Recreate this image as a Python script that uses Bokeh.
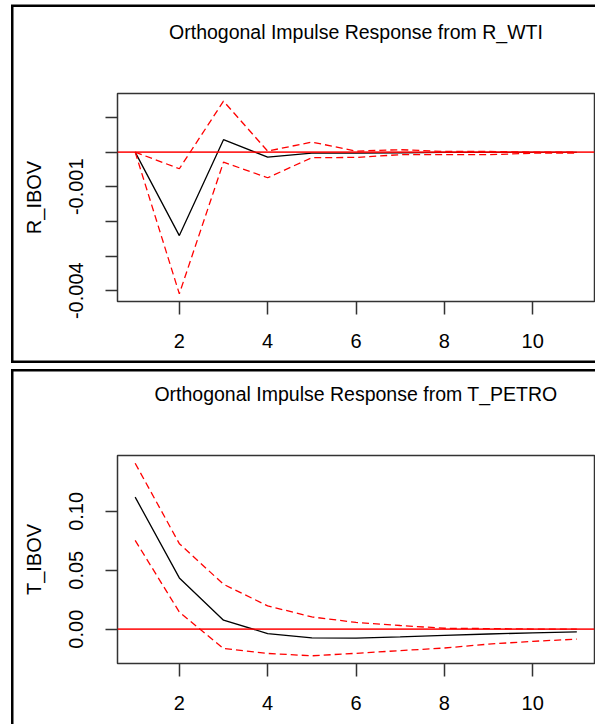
from bokeh.plotting import figure
from bokeh.layouts import column
from bokeh.models import (Span, FixedTicker, LinearAxis,
                          PrintfTickFormatter, Range1d)
from bokeh.embed import file_html
from bokeh.resources import INLINE

# ---------------- data ----------------
steps = [1, 2, 3, 4, 5, 6, 7, 8, 9, 10, 11]
x_ticks = [2, 4, 6, 8, 10]

title_1 = "Orthogonal Impulse Response from R_WTI"
ylabel_1 = "R_IBOV"
irf_1 = [0.0, -0.00241, 0.00036, -0.000145, -0.00003, -0.00003,
         -0.00002, -0.00001, -0.00001, -0.00001, -0.00001]
lower_1 = [0.0, -0.00409, -0.00029, -0.00074, -0.00016, -0.000153,
           -0.000075, -0.000075, -0.000075, -0.00003, -0.00003]
upper_1 = [0.0, -0.00048, 0.00147, 0.00003, 0.00029, 0.00003,
           0.00007, 0.00002, 0.00002, 0.0, 0.0]
yticks_1_labeled = [-0.004, -0.001]
yticks_1_unlabeled = [0.001, 0.0, -0.002, -0.003]

title_2 = "Orthogonal Impulse Response from T_PETRO"
ylabel_2 = "T_IBOV"
irf_2 = [0.1121, 0.0435, 0.0076, -0.0037, -0.0074, -0.0076,
         -0.0065, -0.0052, -0.0041, -0.0031, -0.0023]
lower_2 = [0.0754, 0.0145, -0.0164, -0.0206, -0.0226, -0.0205,
           -0.0182, -0.0160, -0.0127, -0.0103, -0.0085]
upper_2 = [0.1409, 0.0726, 0.0381, 0.0198, 0.0104, 0.0057,
           0.0031, 0.0008, 0.0005, 0.0001, 0.0]
yticks_2_labeled = [0.0, 0.05, 0.10]
yticks_2_unlabeled = []

FONT = "Liberation Sans"
FS = "20px"
FS_TITLE = "19.5px"


def make_panel(title, ylabel, irf, lower, upper, yt_major, yt_minor, yfmt,
               height, b_top, b_bottom, styles):
    allv = list(irf) + list(lower) + list(upper)
    lo, hi = min(allv), max(allv)
    pad = 0.04 * (hi - lo)
    p = figure(width=595, height=height,
               x_range=Range1d(0.6, 11.4), y_range=Range1d(lo - pad, hi + pad),
               output_backend="svg", toolbar_location=None,
               min_border_left=117, min_border_right=1,
               min_border_top=b_top, min_border_bottom=b_bottom,
               styles=styles)
    p.grid.visible = False
    p.background_fill_color = "white"
    p.border_fill_color = "white"
    p.border_fill_alpha = 0.0          # lets the CSS panel frame show through
    p.outline_line_color = "#333333"
    p.outline_line_width = 1.5
    p.outline_line_alpha = 1.0

    xa = p.xaxis[0]
    xa.ticker = FixedTicker(ticks=x_ticks)
    xa.axis_line_color = None
    xa.major_tick_in = 0
    xa.major_tick_out = 13
    xa.major_tick_line_color = "#333333"
    xa.major_tick_line_width = 1.5
    xa.minor_tick_line_color = None
    xa.major_label_text_font = FONT
    xa.major_label_text_font_size = FS
    xa.major_label_text_color = "black"
    xa.major_label_standoff = 19

    ya = p.yaxis[0]
    ya.ticker = FixedTicker(ticks=yt_major, minor_ticks=yt_minor)
    ya.formatter = PrintfTickFormatter(format=yfmt)
    ya.axis_line_color = None
    ya.major_tick_in = 0
    ya.major_tick_out = 12
    ya.minor_tick_in = 0
    ya.minor_tick_out = 12
    ya.major_tick_line_color = "#333333"
    ya.minor_tick_line_color = "#333333"
    ya.major_tick_line_width = 1.5
    ya.minor_tick_line_width = 1.5
    ya.major_label_orientation = "vertical"
    ya.major_label_text_font = FONT
    ya.major_label_text_font_size = FS
    ya.major_label_text_color = "black"
    ya.major_label_standoff = 22
    ya.axis_label = ylabel
    ya.axis_label_text_font = FONT
    ya.axis_label_text_font_size = FS
    ya.axis_label_text_font_style = "normal"
    ya.axis_label_text_color = "black"
    ya.axis_label_standoff = 22

    # title drawn as the label of an empty top axis
    ta = LinearAxis(ticker=FixedTicker(ticks=[]), axis_label=title)
    ta.axis_line_color = None
    ta.major_tick_line_color = None
    ta.minor_tick_line_color = None
    ta.major_tick_out = 0
    ta.major_tick_in = 0
    ta.major_label_text_font_size = "0px"
    ta.axis_label_text_font = FONT
    ta.axis_label_text_font_size = FS_TITLE
    ta.axis_label_text_font_style = "normal"
    ta.axis_label_text_color = "black"
    ta.axis_label_standoff = 51
    p.add_layout(ta, "above")

    p.line(steps, irf, line_color="black", line_width=1.3)
    p.line(steps, lower, line_color="red", line_width=1.3, line_dash="7 4")
    p.line(steps, upper, line_color="red", line_width=1.3, line_dash="7 4")
    p.add_layout(Span(location=0, dimension="width", line_color="red",
                      line_width=1.6, line_alpha=0.85))
    return p


frame_css_top = {
    "box-shadow": ("inset 11px 0 0 0 white, inset 0 4.5px 0 0 white, "
                   "inset 0 -3px 0 0 white, "
                   "inset 13.5px 0 0 0 black, inset 0 7px 0 0 black, "
                   "inset 0 -5.5px 0 0 black"),
}
frame_css_bottom = {
    "box-shadow": ("inset 11px 0 0 0 white, inset 0 3px 0 0 white, "
                   "inset 13.5px 0 0 0 black, inset 0 5.5px 0 0 black"),
}

p1 = make_panel(title_1, ylabel_1, irf_1, lower_1, upper_1,
                yticks_1_labeled, yticks_1_unlabeled, "%.3f",
                366, 93, 65, frame_css_top)
p2 = make_panel(title_2, ylabel_2, irf_2, lower_2, upper_2,
                yticks_2_labeled, yticks_2_unlabeled, "%.2f",
                358, 89, 61, frame_css_bottom)

layout = column(p1, p2, spacing=0)
open("out.html", "w").write(file_html(layout, INLINE))
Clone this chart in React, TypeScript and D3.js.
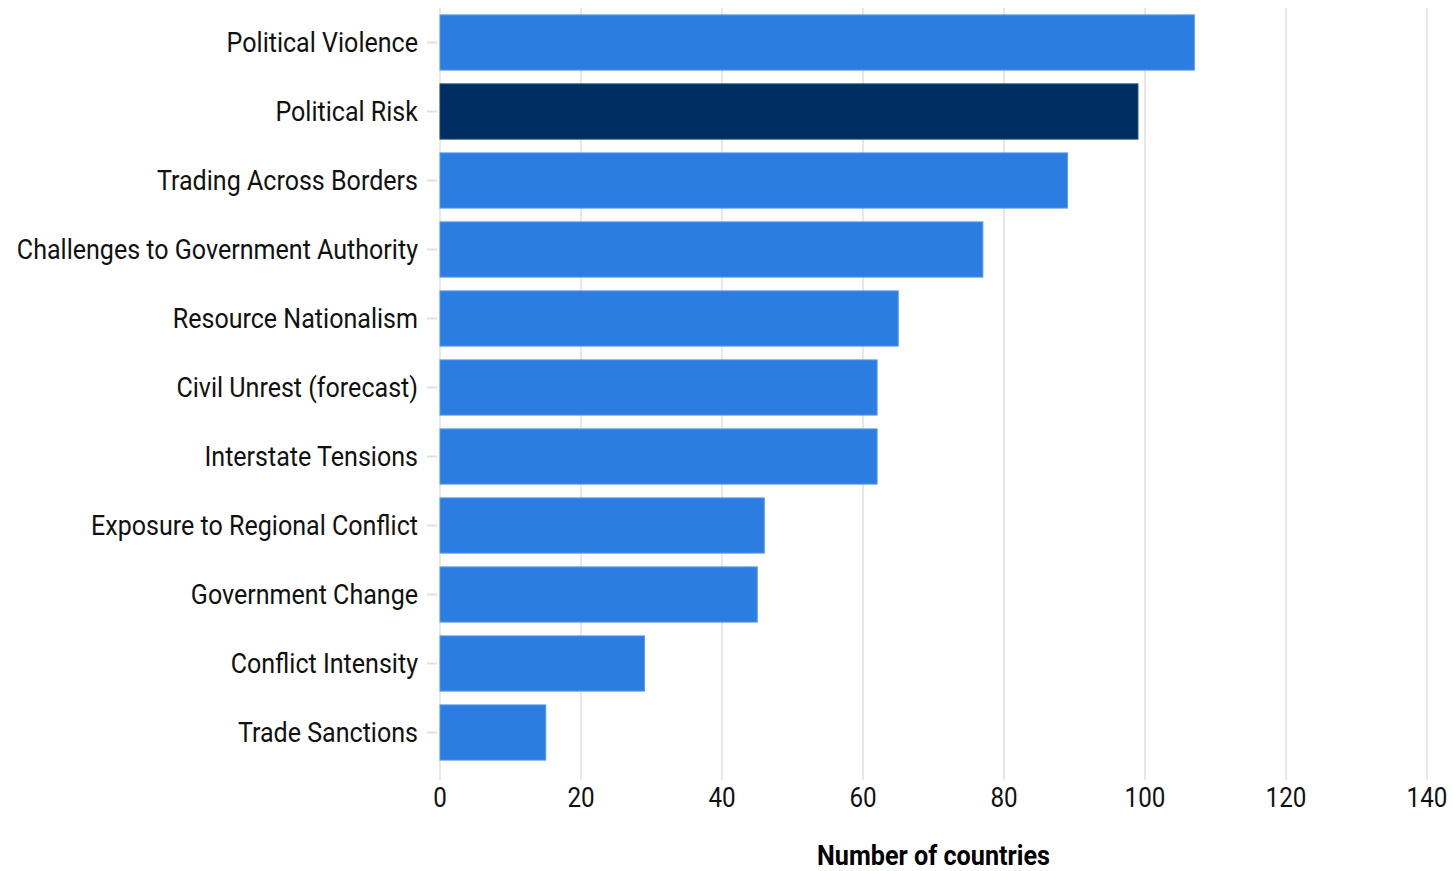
import React from "react";
import * as d3 from "d3";

const categories = [
  "Political Violence",
  "Political Risk",
  "Trading Across Borders",
  "Challenges to Government Authority",
  "Resource Nationalism",
  "Civil Unrest (forecast)",
  "Interstate Tensions",
  "Exposure to Regional Conflict",
  "Government Change",
  "Conflict Intensity",
  "Trade Sanctions",
];
const values = [107, 99, 89, 77, 65, 62, 62, 46, 45, 29, 15];
const highlighted = ["Political Risk"];
const xTicks = [0, 20, 40, 60, 80, 100, 120, 140];
const xTitle = "Number of countries";

const W = 1453;
const H = 871;
const FONT = "Roboto, sans-serif";
const FS = 28;
const SX_LABEL = 0.895;
const SX_TICK = 0.865;
const SX_TITLE = 0.9;

export default function App() {
  const x = d3.scaleLinear().domain([0, 140]).range([440, 1427]);
  const y = d3
    .scaleBand<string>()
    .domain(categories)
    .range([8, 767])
    .paddingInner(0.2)
    .paddingOuter(0.1);

  return (
    <svg
      width={W}
      height={H}
      style={{ position: "absolute", left: 0, top: 0, background: "#fff" }}
    >
      {xTicks.map((t) => (
        <line
          key={"g" + t}
          x1={x(t)}
          x2={x(t)}
          y1={8}
          y2={780}
          stroke="#e8e8e8"
          strokeWidth={2}
        />
      ))}
      {categories.map((c, i) => (
        <rect
          key={c}
          x={x(0)}
          y={y(c)}
          width={x(values[i]) - x(0)}
          height={y.bandwidth()}
          fill={highlighted.includes(c) ? "#002d62" : "#2b7de1"}
          stroke={highlighted.includes(c) ? "#1e4a7c" : "#5a9ae8"}
          strokeWidth={1}
        />
      ))}
      {categories.map((c) => {
        const cy = (y(c) as number) + y.bandwidth() / 2;
        return (
          <g key={"l" + c}>
            <line x1={427} x2={437} y1={cy} y2={cy} stroke="#e0e0e0" strokeWidth={2} />
            <text
              transform={`translate(418,${cy - 1}) scale(${SX_LABEL},1)`}
              textAnchor="end"
              dominantBaseline="central"
              fontFamily={FONT}
              fontSize={FS}
              fill="#111"
            >
              {c}
            </text>
          </g>
        );
      })}
      {xTicks.map((t) => (
        <text
          key={"t" + t}
          transform={`translate(${x(t)},${797}) scale(${SX_TICK},1)`}
          textAnchor="middle"
          dominantBaseline="central"
          fontFamily={FONT}
          fontSize={FS}
          fill="#111"
        >
          {t}
        </text>
      ))}
      <text
        transform={`translate(${(x(0) + x(140)) / 2},${856}) scale(${SX_TITLE},1)`}
        textAnchor="middle"
        dominantBaseline="central"
        fontFamily={FONT}
        fontSize={FS}
        fontWeight="bold"
        fill="#000"
      >
        {xTitle}
      </text>
    </svg>
  );
}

++++++++

Stated goal: Your task is to reproduce exactly the lines from the start of the data above through the line containing "x_ticks = [2, 4, 6, 8, 10]", leaving every picture out.

Completed task:
Recreate this image as a Python script that uses Bokeh.
from bokeh.plotting import figure
from bokeh.layouts import column
from bokeh.models import (Span, FixedTicker, LinearAxis,
                          PrintfTickFormatter, Range1d)
from bokeh.embed import file_html
from bokeh.resources import INLINE

# ---------------- data ----------------
steps = [1, 2, 3, 4, 5, 6, 7, 8, 9, 10, 11]
x_ticks = [2, 4, 6, 8, 10]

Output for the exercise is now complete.